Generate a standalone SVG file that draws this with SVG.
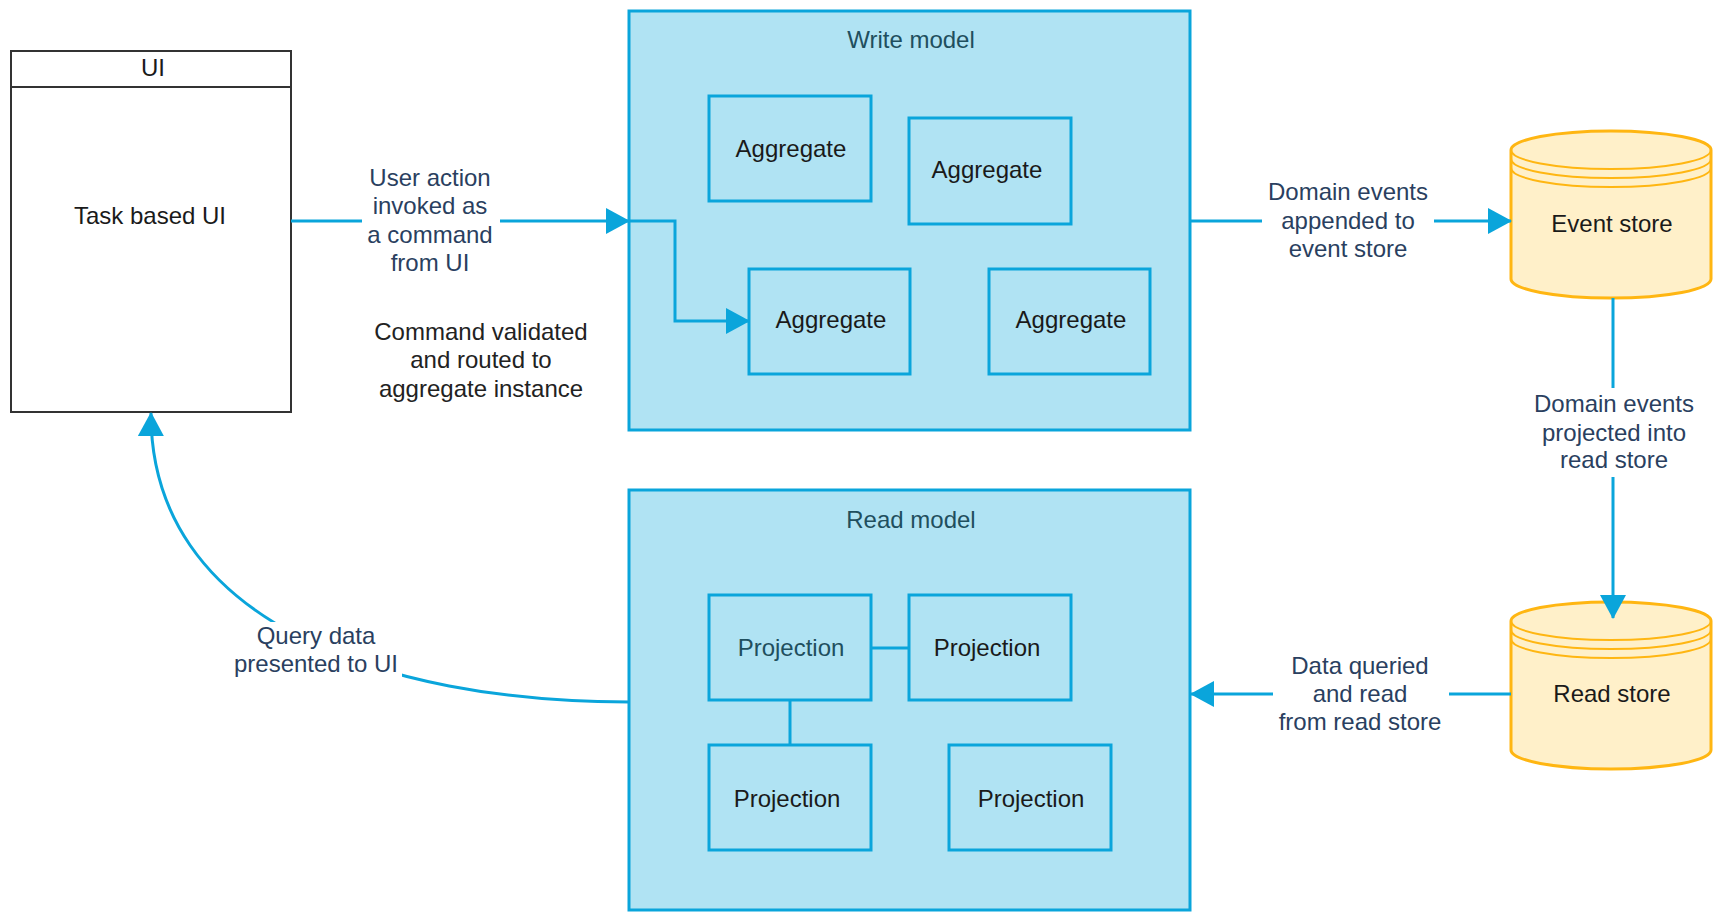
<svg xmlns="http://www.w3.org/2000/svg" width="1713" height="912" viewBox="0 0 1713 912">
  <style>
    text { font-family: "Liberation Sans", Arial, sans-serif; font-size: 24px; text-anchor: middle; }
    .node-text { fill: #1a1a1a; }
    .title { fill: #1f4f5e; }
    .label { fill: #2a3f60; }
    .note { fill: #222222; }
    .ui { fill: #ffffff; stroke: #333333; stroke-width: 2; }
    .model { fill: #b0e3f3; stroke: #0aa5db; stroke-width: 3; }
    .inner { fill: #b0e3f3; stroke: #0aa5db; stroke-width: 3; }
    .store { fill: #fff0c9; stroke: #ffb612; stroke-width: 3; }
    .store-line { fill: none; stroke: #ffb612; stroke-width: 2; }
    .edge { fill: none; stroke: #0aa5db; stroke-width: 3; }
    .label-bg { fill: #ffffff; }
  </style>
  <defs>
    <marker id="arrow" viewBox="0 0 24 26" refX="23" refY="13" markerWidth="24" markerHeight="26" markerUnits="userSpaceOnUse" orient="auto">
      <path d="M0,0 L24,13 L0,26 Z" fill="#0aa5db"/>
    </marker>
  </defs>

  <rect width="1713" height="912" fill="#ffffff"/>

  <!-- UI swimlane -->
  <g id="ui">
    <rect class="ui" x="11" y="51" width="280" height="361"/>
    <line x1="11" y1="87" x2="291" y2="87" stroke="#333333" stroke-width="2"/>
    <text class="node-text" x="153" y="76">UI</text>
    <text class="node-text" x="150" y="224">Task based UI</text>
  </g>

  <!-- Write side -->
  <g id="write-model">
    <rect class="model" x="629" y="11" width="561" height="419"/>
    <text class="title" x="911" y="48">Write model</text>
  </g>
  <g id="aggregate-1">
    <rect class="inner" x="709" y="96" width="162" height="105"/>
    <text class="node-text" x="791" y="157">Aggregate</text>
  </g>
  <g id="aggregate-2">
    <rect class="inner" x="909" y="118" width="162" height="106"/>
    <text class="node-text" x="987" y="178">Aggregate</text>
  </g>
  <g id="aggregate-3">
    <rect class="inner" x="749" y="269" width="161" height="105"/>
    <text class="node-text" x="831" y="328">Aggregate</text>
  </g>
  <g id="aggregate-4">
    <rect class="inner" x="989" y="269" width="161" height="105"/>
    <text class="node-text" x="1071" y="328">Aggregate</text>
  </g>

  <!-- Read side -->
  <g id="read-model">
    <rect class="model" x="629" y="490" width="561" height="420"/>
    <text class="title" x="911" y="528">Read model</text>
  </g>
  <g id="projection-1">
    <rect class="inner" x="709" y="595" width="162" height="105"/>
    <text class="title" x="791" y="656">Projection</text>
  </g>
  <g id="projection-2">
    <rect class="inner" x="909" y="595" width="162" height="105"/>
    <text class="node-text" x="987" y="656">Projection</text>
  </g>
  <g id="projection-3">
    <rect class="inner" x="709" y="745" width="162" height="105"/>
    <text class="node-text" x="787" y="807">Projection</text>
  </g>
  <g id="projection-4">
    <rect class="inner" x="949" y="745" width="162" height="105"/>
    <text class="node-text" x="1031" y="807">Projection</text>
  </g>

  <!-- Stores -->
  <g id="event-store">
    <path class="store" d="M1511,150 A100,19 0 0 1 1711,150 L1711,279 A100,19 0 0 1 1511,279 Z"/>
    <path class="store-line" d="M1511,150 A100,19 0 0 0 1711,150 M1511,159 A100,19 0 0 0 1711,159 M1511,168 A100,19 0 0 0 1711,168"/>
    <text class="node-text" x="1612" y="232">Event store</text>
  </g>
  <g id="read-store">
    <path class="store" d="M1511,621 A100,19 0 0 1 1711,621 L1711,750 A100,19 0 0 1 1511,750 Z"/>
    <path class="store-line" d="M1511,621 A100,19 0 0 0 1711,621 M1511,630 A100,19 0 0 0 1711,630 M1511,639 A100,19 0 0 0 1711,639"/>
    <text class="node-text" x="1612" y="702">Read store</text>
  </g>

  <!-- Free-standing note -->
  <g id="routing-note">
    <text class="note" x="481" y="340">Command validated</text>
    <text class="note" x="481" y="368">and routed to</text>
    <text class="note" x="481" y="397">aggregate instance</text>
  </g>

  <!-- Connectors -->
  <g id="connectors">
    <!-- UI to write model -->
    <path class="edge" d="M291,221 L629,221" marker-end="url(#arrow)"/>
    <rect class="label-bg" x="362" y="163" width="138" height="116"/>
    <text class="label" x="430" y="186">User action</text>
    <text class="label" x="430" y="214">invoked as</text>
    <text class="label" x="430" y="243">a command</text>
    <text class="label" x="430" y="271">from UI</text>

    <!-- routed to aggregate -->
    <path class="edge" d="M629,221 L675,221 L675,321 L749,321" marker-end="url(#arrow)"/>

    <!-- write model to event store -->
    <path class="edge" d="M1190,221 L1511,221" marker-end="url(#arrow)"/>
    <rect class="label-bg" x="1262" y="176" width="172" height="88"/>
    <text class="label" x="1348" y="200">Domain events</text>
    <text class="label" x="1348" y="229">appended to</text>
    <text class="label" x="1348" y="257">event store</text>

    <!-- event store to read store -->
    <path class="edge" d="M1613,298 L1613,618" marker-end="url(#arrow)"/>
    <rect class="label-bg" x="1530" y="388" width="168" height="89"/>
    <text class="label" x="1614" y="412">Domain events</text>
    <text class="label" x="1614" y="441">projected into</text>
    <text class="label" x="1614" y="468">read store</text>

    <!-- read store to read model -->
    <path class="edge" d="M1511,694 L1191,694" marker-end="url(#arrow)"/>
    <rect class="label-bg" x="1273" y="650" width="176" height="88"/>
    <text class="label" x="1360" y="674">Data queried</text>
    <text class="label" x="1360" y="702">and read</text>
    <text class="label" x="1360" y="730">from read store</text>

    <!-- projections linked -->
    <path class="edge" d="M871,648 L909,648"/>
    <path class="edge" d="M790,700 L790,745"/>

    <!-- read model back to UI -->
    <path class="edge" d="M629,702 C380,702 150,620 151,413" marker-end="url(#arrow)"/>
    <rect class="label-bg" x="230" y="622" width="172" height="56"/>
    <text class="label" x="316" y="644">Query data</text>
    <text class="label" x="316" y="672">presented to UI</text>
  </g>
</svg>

REQUIREMENT:
Write out the whole listing exactly, and drop the pictures.

REPLY:
Generate a standalone SVG file that draws this with SVG.
<svg xmlns="http://www.w3.org/2000/svg" width="1713" height="912" viewBox="0 0 1713 912">
  <style>
    text { font-family: "Liberation Sans", Arial, sans-serif; font-size: 24px; text-anchor: middle; }
    .node-text { fill: #1a1a1a; }
    .title { fill: #1f4f5e; }
    .label { fill: #2a3f60; }
    .note { fill: #222222; }
    .ui { fill: #ffffff; stroke: #333333; stroke-width: 2; }
    .model { fill: #b0e3f3; stroke: #0aa5db; stroke-width: 3; }
    .inner { fill: #b0e3f3; stroke: #0aa5db; stroke-width: 3; }
    .store { fill: #fff0c9; stroke: #ffb612; stroke-width: 3; }
    .store-line { fill: none; stroke: #ffb612; stroke-width: 2; }
    .edge { fill: none; stroke: #0aa5db; stroke-width: 3; }
    .label-bg { fill: #ffffff; }
  </style>
  <defs>
    <marker id="arrow" viewBox="0 0 24 26" refX="23" refY="13" markerWidth="24" markerHeight="26" markerUnits="userSpaceOnUse" orient="auto">
      <path d="M0,0 L24,13 L0,26 Z" fill="#0aa5db"/>
    </marker>
  </defs>

  <rect width="1713" height="912" fill="#ffffff"/>

  <!-- UI swimlane -->
  <g id="ui">
    <rect class="ui" x="11" y="51" width="280" height="361"/>
    <line x1="11" y1="87" x2="291" y2="87" stroke="#333333" stroke-width="2"/>
    <text class="node-text" x="153" y="76">UI</text>
    <text class="node-text" x="150" y="224">Task based UI</text>
  </g>

  <!-- Write side -->
  <g id="write-model">
    <rect class="model" x="629" y="11" width="561" height="419"/>
    <text class="title" x="911" y="48">Write model</text>
  </g>
  <g id="aggregate-1">
    <rect class="inner" x="709" y="96" width="162" height="105"/>
    <text class="node-text" x="791" y="157">Aggregate</text>
  </g>
  <g id="aggregate-2">
    <rect class="inner" x="909" y="118" width="162" height="106"/>
    <text class="node-text" x="987" y="178">Aggregate</text>
  </g>
  <g id="aggregate-3">
    <rect class="inner" x="749" y="269" width="161" height="105"/>
    <text class="node-text" x="831" y="328">Aggregate</text>
  </g>
  <g id="aggregate-4">
    <rect class="inner" x="989" y="269" width="161" height="105"/>
    <text class="node-text" x="1071" y="328">Aggregate</text>
  </g>

  <!-- Read side -->
  <g id="read-model">
    <rect class="model" x="629" y="490" width="561" height="420"/>
    <text class="title" x="911" y="528">Read model</text>
  </g>
  <g id="projection-1">
    <rect class="inner" x="709" y="595" width="162" height="105"/>
    <text class="title" x="791" y="656">Projection</text>
  </g>
  <g id="projection-2">
    <rect class="inner" x="909" y="595" width="162" height="105"/>
    <text class="node-text" x="987" y="656">Projection</text>
  </g>
  <g id="projection-3">
    <rect class="inner" x="709" y="745" width="162" height="105"/>
    <text class="node-text" x="787" y="807">Projection</text>
  </g>
  <g id="projection-4">
    <rect class="inner" x="949" y="745" width="162" height="105"/>
    <text class="node-text" x="1031" y="807">Projection</text>
  </g>

  <!-- Stores -->
  <g id="event-store">
    <path class="store" d="M1511,150 A100,19 0 0 1 1711,150 L1711,279 A100,19 0 0 1 1511,279 Z"/>
    <path class="store-line" d="M1511,150 A100,19 0 0 0 1711,150 M1511,159 A100,19 0 0 0 1711,159 M1511,168 A100,19 0 0 0 1711,168"/>
    <text class="node-text" x="1612" y="232">Event store</text>
  </g>
  <g id="read-store">
    <path class="store" d="M1511,621 A100,19 0 0 1 1711,621 L1711,750 A100,19 0 0 1 1511,750 Z"/>
    <path class="store-line" d="M1511,621 A100,19 0 0 0 1711,621 M1511,630 A100,19 0 0 0 1711,630 M1511,639 A100,19 0 0 0 1711,639"/>
    <text class="node-text" x="1612" y="702">Read store</text>
  </g>

  <!-- Free-standing note -->
  <g id="routing-note">
    <text class="note" x="481" y="340">Command validated</text>
    <text class="note" x="481" y="368">and routed to</text>
    <text class="note" x="481" y="397">aggregate instance</text>
  </g>

  <!-- Connectors -->
  <g id="connectors">
    <!-- UI to write model -->
    <path class="edge" d="M291,221 L629,221" marker-end="url(#arrow)"/>
    <rect class="label-bg" x="362" y="163" width="138" height="116"/>
    <text class="label" x="430" y="186">User action</text>
    <text class="label" x="430" y="214">invoked as</text>
    <text class="label" x="430" y="243">a command</text>
    <text class="label" x="430" y="271">from UI</text>

    <!-- routed to aggregate -->
    <path class="edge" d="M629,221 L675,221 L675,321 L749,321" marker-end="url(#arrow)"/>

    <!-- write model to event store -->
    <path class="edge" d="M1190,221 L1511,221" marker-end="url(#arrow)"/>
    <rect class="label-bg" x="1262" y="176" width="172" height="88"/>
    <text class="label" x="1348" y="200">Domain events</text>
    <text class="label" x="1348" y="229">appended to</text>
    <text class="label" x="1348" y="257">event store</text>

    <!-- event store to read store -->
    <path class="edge" d="M1613,298 L1613,618" marker-end="url(#arrow)"/>
    <rect class="label-bg" x="1530" y="388" width="168" height="89"/>
    <text class="label" x="1614" y="412">Domain events</text>
    <text class="label" x="1614" y="441">projected into</text>
    <text class="label" x="1614" y="468">read store</text>

    <!-- read store to read model -->
    <path class="edge" d="M1511,694 L1191,694" marker-end="url(#arrow)"/>
    <rect class="label-bg" x="1273" y="650" width="176" height="88"/>
    <text class="label" x="1360" y="674">Data queried</text>
    <text class="label" x="1360" y="702">and read</text>
    <text class="label" x="1360" y="730">from read store</text>

    <!-- projections linked -->
    <path class="edge" d="M871,648 L909,648"/>
    <path class="edge" d="M790,700 L790,745"/>

    <!-- read model back to UI -->
    <path class="edge" d="M629,702 C380,702 150,620 151,413" marker-end="url(#arrow)"/>
    <rect class="label-bg" x="230" y="622" width="172" height="56"/>
    <text class="label" x="316" y="644">Query data</text>
    <text class="label" x="316" y="672">presented to UI</text>
  </g>
</svg>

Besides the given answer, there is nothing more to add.